*SET PROBLEM*. Go through the material and write it all out exactly, minus the pictures.

--

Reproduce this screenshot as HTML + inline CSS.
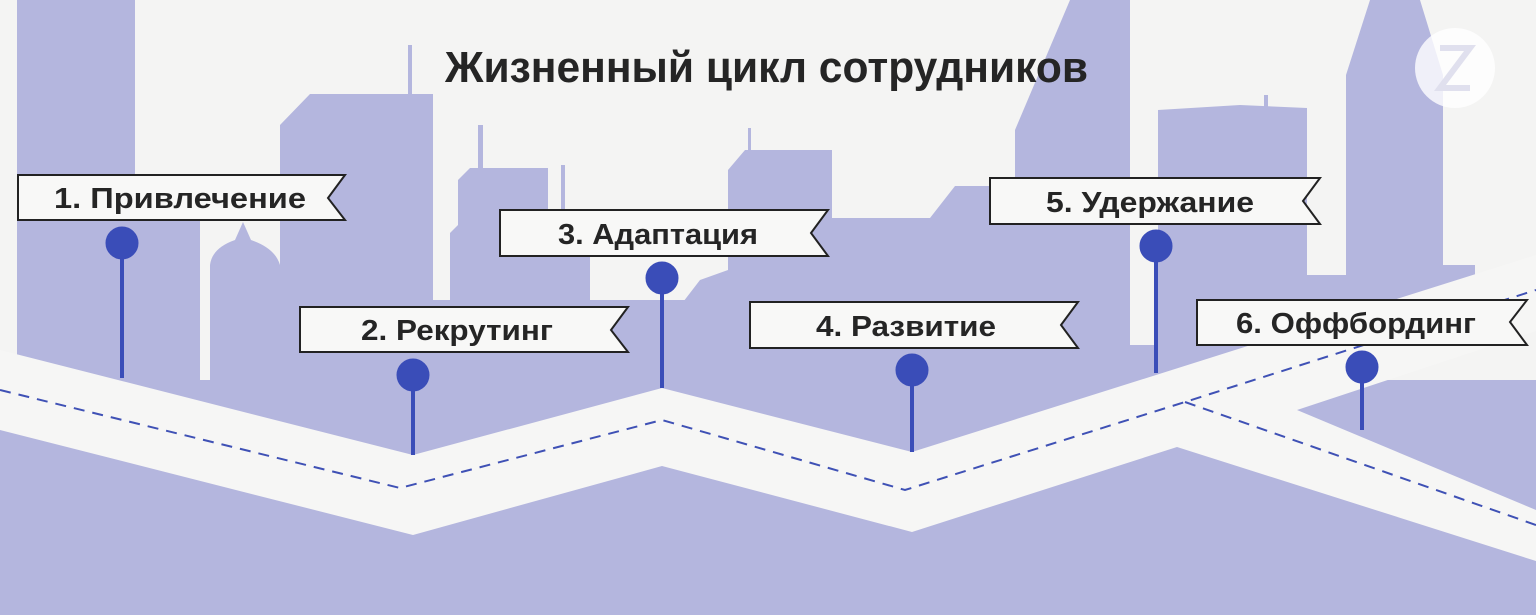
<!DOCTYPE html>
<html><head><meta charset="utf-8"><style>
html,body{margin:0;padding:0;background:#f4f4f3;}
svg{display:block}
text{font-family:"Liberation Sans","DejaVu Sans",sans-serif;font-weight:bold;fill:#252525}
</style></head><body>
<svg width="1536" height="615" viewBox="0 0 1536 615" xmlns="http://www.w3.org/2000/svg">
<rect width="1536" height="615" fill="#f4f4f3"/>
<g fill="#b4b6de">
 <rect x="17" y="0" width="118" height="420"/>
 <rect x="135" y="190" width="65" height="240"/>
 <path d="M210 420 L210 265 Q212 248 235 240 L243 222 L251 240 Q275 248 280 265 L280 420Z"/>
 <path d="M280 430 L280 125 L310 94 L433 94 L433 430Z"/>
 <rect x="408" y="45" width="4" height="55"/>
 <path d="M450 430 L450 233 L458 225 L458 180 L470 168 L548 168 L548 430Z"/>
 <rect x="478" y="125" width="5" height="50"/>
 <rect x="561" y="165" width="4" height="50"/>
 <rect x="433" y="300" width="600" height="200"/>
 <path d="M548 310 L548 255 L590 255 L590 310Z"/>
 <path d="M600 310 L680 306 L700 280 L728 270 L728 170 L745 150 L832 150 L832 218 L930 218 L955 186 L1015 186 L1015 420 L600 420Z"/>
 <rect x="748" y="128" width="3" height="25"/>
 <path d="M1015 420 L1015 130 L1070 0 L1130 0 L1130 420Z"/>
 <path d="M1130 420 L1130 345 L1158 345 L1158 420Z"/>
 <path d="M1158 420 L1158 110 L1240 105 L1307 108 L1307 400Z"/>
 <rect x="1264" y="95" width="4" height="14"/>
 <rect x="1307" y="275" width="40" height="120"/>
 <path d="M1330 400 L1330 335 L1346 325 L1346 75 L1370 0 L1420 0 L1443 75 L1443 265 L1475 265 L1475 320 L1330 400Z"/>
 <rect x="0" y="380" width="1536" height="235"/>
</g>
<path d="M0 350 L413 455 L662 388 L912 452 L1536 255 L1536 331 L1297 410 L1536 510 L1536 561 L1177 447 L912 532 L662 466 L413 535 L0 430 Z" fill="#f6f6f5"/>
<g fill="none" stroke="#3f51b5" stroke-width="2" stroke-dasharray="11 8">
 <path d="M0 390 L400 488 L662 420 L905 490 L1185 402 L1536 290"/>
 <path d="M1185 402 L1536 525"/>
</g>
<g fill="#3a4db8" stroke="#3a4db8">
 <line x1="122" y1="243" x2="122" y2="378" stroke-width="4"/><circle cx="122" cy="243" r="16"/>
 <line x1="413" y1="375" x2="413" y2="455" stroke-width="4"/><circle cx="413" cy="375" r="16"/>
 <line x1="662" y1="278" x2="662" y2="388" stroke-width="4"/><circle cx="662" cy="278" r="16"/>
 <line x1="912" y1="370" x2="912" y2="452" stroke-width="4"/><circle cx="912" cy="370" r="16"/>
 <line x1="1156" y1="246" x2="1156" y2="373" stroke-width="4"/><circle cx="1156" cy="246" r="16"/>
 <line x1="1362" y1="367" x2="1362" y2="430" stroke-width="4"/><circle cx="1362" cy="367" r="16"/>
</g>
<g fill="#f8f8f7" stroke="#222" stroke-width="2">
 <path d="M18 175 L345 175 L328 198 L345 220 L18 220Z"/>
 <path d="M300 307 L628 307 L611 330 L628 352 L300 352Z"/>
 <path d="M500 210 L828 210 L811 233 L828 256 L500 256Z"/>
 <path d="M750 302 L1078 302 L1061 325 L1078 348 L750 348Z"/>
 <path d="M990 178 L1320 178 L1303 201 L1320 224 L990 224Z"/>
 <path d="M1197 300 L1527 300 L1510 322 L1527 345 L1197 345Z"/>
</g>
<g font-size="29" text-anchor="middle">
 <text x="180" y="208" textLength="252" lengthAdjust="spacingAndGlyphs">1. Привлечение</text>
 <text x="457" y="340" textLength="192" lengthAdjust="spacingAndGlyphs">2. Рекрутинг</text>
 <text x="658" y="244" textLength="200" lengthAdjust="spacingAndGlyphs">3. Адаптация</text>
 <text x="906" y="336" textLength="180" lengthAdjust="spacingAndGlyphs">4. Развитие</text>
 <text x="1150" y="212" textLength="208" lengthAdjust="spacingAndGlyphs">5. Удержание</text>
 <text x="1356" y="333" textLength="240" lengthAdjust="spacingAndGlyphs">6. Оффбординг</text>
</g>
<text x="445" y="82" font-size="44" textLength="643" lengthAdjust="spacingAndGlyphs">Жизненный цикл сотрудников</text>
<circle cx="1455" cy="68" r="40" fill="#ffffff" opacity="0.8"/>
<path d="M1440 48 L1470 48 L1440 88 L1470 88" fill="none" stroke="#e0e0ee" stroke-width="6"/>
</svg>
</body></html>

--

*ANSWER TO THE TASK*.
Reproduce this screenshot as HTML + inline CSS.
<!DOCTYPE html>
<html><head><meta charset="utf-8"><style>
html,body{margin:0;padding:0;background:#f4f4f3;}
svg{display:block}
text{font-family:"Liberation Sans","DejaVu Sans",sans-serif;font-weight:bold;fill:#252525}
</style></head><body>
<svg width="1536" height="615" viewBox="0 0 1536 615" xmlns="http://www.w3.org/2000/svg">
<rect width="1536" height="615" fill="#f4f4f3"/>
<g fill="#b4b6de">
 <rect x="17" y="0" width="118" height="420"/>
 <rect x="135" y="190" width="65" height="240"/>
 <path d="M210 420 L210 265 Q212 248 235 240 L243 222 L251 240 Q275 248 280 265 L280 420Z"/>
 <path d="M280 430 L280 125 L310 94 L433 94 L433 430Z"/>
 <rect x="408" y="45" width="4" height="55"/>
 <path d="M450 430 L450 233 L458 225 L458 180 L470 168 L548 168 L548 430Z"/>
 <rect x="478" y="125" width="5" height="50"/>
 <rect x="561" y="165" width="4" height="50"/>
 <rect x="433" y="300" width="600" height="200"/>
 <path d="M548 310 L548 255 L590 255 L590 310Z"/>
 <path d="M600 310 L680 306 L700 280 L728 270 L728 170 L745 150 L832 150 L832 218 L930 218 L955 186 L1015 186 L1015 420 L600 420Z"/>
 <rect x="748" y="128" width="3" height="25"/>
 <path d="M1015 420 L1015 130 L1070 0 L1130 0 L1130 420Z"/>
 <path d="M1130 420 L1130 345 L1158 345 L1158 420Z"/>
 <path d="M1158 420 L1158 110 L1240 105 L1307 108 L1307 400Z"/>
 <rect x="1264" y="95" width="4" height="14"/>
 <rect x="1307" y="275" width="40" height="120"/>
 <path d="M1330 400 L1330 335 L1346 325 L1346 75 L1370 0 L1420 0 L1443 75 L1443 265 L1475 265 L1475 320 L1330 400Z"/>
 <rect x="0" y="380" width="1536" height="235"/>
</g>
<path d="M0 350 L413 455 L662 388 L912 452 L1536 255 L1536 331 L1297 410 L1536 510 L1536 561 L1177 447 L912 532 L662 466 L413 535 L0 430 Z" fill="#f6f6f5"/>
<g fill="none" stroke="#3f51b5" stroke-width="2" stroke-dasharray="11 8">
 <path d="M0 390 L400 488 L662 420 L905 490 L1185 402 L1536 290"/>
 <path d="M1185 402 L1536 525"/>
</g>
<g fill="#3a4db8" stroke="#3a4db8">
 <line x1="122" y1="243" x2="122" y2="378" stroke-width="4"/><circle cx="122" cy="243" r="16"/>
 <line x1="413" y1="375" x2="413" y2="455" stroke-width="4"/><circle cx="413" cy="375" r="16"/>
 <line x1="662" y1="278" x2="662" y2="388" stroke-width="4"/><circle cx="662" cy="278" r="16"/>
 <line x1="912" y1="370" x2="912" y2="452" stroke-width="4"/><circle cx="912" cy="370" r="16"/>
 <line x1="1156" y1="246" x2="1156" y2="373" stroke-width="4"/><circle cx="1156" cy="246" r="16"/>
 <line x1="1362" y1="367" x2="1362" y2="430" stroke-width="4"/><circle cx="1362" cy="367" r="16"/>
</g>
<g fill="#f8f8f7" stroke="#222" stroke-width="2">
 <path d="M18 175 L345 175 L328 198 L345 220 L18 220Z"/>
 <path d="M300 307 L628 307 L611 330 L628 352 L300 352Z"/>
 <path d="M500 210 L828 210 L811 233 L828 256 L500 256Z"/>
 <path d="M750 302 L1078 302 L1061 325 L1078 348 L750 348Z"/>
 <path d="M990 178 L1320 178 L1303 201 L1320 224 L990 224Z"/>
 <path d="M1197 300 L1527 300 L1510 322 L1527 345 L1197 345Z"/>
</g>
<g font-size="29" text-anchor="middle">
 <text x="180" y="208" textLength="252" lengthAdjust="spacingAndGlyphs">1. Привлечение</text>
 <text x="457" y="340" textLength="192" lengthAdjust="spacingAndGlyphs">2. Рекрутинг</text>
 <text x="658" y="244" textLength="200" lengthAdjust="spacingAndGlyphs">3. Адаптация</text>
 <text x="906" y="336" textLength="180" lengthAdjust="spacingAndGlyphs">4. Развитие</text>
 <text x="1150" y="212" textLength="208" lengthAdjust="spacingAndGlyphs">5. Удержание</text>
 <text x="1356" y="333" textLength="240" lengthAdjust="spacingAndGlyphs">6. Оффбординг</text>
</g>
<text x="445" y="82" font-size="44" textLength="643" lengthAdjust="spacingAndGlyphs">Жизненный цикл сотрудников</text>
<circle cx="1455" cy="68" r="40" fill="#ffffff" opacity="0.8"/>
<path d="M1440 48 L1470 48 L1440 88 L1470 88" fill="none" stroke="#e0e0ee" stroke-width="6"/>
</svg>
</body></html>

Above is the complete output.